INFORMATION SUPPLIED →
^^^^^^^^
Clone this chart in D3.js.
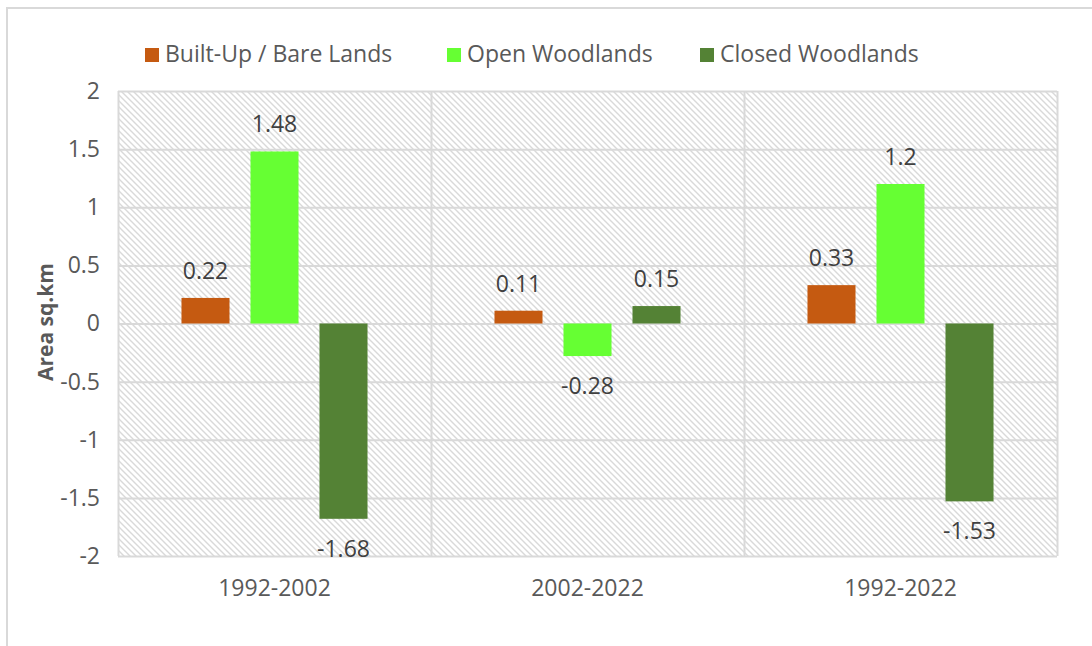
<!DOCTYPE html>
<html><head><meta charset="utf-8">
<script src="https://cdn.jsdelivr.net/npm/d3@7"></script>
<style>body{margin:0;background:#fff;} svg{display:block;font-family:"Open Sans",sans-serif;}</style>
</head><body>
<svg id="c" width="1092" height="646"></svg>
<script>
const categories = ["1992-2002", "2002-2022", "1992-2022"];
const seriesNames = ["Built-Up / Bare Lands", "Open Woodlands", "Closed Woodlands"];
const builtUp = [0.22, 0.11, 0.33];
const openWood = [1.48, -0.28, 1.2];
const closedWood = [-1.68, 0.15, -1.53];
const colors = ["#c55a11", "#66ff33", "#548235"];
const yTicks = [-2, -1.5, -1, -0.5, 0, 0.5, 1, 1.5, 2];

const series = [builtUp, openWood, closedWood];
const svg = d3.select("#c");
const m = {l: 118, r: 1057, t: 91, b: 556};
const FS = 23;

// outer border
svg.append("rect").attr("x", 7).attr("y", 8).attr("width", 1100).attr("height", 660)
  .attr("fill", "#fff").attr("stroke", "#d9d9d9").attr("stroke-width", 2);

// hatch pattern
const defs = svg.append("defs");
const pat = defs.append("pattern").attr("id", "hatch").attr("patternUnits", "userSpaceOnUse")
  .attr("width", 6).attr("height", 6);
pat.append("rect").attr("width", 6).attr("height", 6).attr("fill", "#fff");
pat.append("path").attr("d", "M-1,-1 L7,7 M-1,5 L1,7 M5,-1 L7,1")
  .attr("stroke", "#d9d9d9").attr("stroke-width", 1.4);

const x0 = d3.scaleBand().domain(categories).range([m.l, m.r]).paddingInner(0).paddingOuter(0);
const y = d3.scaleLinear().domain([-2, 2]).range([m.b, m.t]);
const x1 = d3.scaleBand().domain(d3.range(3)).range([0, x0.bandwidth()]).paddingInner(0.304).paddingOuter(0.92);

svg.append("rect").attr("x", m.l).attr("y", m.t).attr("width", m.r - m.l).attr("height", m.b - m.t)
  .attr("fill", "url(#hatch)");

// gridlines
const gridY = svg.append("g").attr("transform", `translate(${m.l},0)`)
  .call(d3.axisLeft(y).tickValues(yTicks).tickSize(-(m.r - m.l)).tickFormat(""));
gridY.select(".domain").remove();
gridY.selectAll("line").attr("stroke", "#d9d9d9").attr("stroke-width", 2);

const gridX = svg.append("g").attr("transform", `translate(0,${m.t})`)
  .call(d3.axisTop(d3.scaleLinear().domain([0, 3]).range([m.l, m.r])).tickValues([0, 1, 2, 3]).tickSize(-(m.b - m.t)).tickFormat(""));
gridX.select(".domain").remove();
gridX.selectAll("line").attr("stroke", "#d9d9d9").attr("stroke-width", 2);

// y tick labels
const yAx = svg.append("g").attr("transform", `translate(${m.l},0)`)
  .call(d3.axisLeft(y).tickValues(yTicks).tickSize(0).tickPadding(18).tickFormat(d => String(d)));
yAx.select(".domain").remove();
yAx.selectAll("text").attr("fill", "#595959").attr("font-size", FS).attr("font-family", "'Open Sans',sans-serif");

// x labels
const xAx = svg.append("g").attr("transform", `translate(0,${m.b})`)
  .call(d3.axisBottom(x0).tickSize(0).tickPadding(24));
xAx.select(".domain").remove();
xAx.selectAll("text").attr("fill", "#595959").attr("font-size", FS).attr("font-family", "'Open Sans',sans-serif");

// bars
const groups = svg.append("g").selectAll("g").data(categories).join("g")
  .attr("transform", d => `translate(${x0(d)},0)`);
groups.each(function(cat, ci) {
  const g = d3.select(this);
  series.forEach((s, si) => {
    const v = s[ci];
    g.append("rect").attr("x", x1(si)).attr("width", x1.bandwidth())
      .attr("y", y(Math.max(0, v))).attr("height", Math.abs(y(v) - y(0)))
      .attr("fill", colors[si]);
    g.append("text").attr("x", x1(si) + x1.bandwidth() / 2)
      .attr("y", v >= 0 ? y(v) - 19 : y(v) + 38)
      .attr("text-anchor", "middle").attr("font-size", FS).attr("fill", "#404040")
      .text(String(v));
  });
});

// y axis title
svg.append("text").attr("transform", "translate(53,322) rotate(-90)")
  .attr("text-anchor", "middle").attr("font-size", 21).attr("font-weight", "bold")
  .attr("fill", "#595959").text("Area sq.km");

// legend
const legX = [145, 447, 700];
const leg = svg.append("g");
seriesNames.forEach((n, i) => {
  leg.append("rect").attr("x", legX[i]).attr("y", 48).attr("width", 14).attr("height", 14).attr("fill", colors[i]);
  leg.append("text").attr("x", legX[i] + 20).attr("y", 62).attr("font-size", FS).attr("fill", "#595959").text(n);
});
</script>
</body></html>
^^^^^^^^
GOAL → All of the lines above should be printed exactly, minus the pictures.

RESULT FOR THIS EXERCISE →
Clone this chart in D3.js.
<!DOCTYPE html>
<html><head><meta charset="utf-8">
<script src="https://cdn.jsdelivr.net/npm/d3@7"></script>
<style>body{margin:0;background:#fff;} svg{display:block;font-family:"Open Sans",sans-serif;}</style>
</head><body>
<svg id="c" width="1092" height="646"></svg>
<script>
const categories = ["1992-2002", "2002-2022", "1992-2022"];
const seriesNames = ["Built-Up / Bare Lands", "Open Woodlands", "Closed Woodlands"];
const builtUp = [0.22, 0.11, 0.33];
const openWood = [1.48, -0.28, 1.2];
const closedWood = [-1.68, 0.15, -1.53];
const colors = ["#c55a11", "#66ff33", "#548235"];
const yTicks = [-2, -1.5, -1, -0.5, 0, 0.5, 1, 1.5, 2];

const series = [builtUp, openWood, closedWood];
const svg = d3.select("#c");
const m = {l: 118, r: 1057, t: 91, b: 556};
const FS = 23;

// outer border
svg.append("rect").attr("x", 7).attr("y", 8).attr("width", 1100).attr("height", 660)
  .attr("fill", "#fff").attr("stroke", "#d9d9d9").attr("stroke-width", 2);

// hatch pattern
const defs = svg.append("defs");
const pat = defs.append("pattern").attr("id", "hatch").attr("patternUnits", "userSpaceOnUse")
  .attr("width", 6).attr("height", 6);
pat.append("rect").attr("width", 6).attr("height", 6).attr("fill", "#fff");
pat.append("path").attr("d", "M-1,-1 L7,7 M-1,5 L1,7 M5,-1 L7,1")
  .attr("stroke", "#d9d9d9").attr("stroke-width", 1.4);

const x0 = d3.scaleBand().domain(categories).range([m.l, m.r]).paddingInner(0).paddingOuter(0);
const y = d3.scaleLinear().domain([-2, 2]).range([m.b, m.t]);
const x1 = d3.scaleBand().domain(d3.range(3)).range([0, x0.bandwidth()]).paddingInner(0.304).paddingOuter(0.92);

svg.append("rect").attr("x", m.l).attr("y", m.t).attr("width", m.r - m.l).attr("height", m.b - m.t)
  .attr("fill", "url(#hatch)");

// gridlines
const gridY = svg.append("g").attr("transform", `translate(${m.l},0)`)
  .call(d3.axisLeft(y).tickValues(yTicks).tickSize(-(m.r - m.l)).tickFormat(""));
gridY.select(".domain").remove();
gridY.selectAll("line").attr("stroke", "#d9d9d9").attr("stroke-width", 2);

const gridX = svg.append("g").attr("transform", `translate(0,${m.t})`)
  .call(d3.axisTop(d3.scaleLinear().domain([0, 3]).range([m.l, m.r])).tickValues([0, 1, 2, 3]).tickSize(-(m.b - m.t)).tickFormat(""));
gridX.select(".domain").remove();
gridX.selectAll("line").attr("stroke", "#d9d9d9").attr("stroke-width", 2);

// y tick labels
const yAx = svg.append("g").attr("transform", `translate(${m.l},0)`)
  .call(d3.axisLeft(y).tickValues(yTicks).tickSize(0).tickPadding(18).tickFormat(d => String(d)));
yAx.select(".domain").remove();
yAx.selectAll("text").attr("fill", "#595959").attr("font-size", FS).attr("font-family", "'Open Sans',sans-serif");

// x labels
const xAx = svg.append("g").attr("transform", `translate(0,${m.b})`)
  .call(d3.axisBottom(x0).tickSize(0).tickPadding(24));
xAx.select(".domain").remove();
xAx.selectAll("text").attr("fill", "#595959").attr("font-size", FS).attr("font-family", "'Open Sans',sans-serif");

// bars
const groups = svg.append("g").selectAll("g").data(categories).join("g")
  .attr("transform", d => `translate(${x0(d)},0)`);
groups.each(function(cat, ci) {
  const g = d3.select(this);
  series.forEach((s, si) => {
    const v = s[ci];
    g.append("rect").attr("x", x1(si)).attr("width", x1.bandwidth())
      .attr("y", y(Math.max(0, v))).attr("height", Math.abs(y(v) - y(0)))
      .attr("fill", colors[si]);
    g.append("text").attr("x", x1(si) + x1.bandwidth() / 2)
      .attr("y", v >= 0 ? y(v) - 19 : y(v) + 38)
      .attr("text-anchor", "middle").attr("font-size", FS).attr("fill", "#404040")
      .text(String(v));
  });
});

// y axis title
svg.append("text").attr("transform", "translate(53,322) rotate(-90)")
  .attr("text-anchor", "middle").attr("font-size", 21).attr("font-weight", "bold")
  .attr("fill", "#595959").text("Area sq.km");

// legend
const legX = [145, 447, 700];
const leg = svg.append("g");
seriesNames.forEach((n, i) => {
  leg.append("rect").attr("x", legX[i]).attr("y", 48).attr("width", 14).attr("height", 14).attr("fill", colors[i]);
  leg.append("text").attr("x", legX[i] + 20).attr("y", 62).attr("font-size", FS).attr("fill", "#595959").text(n);
});
</script>
</body></html>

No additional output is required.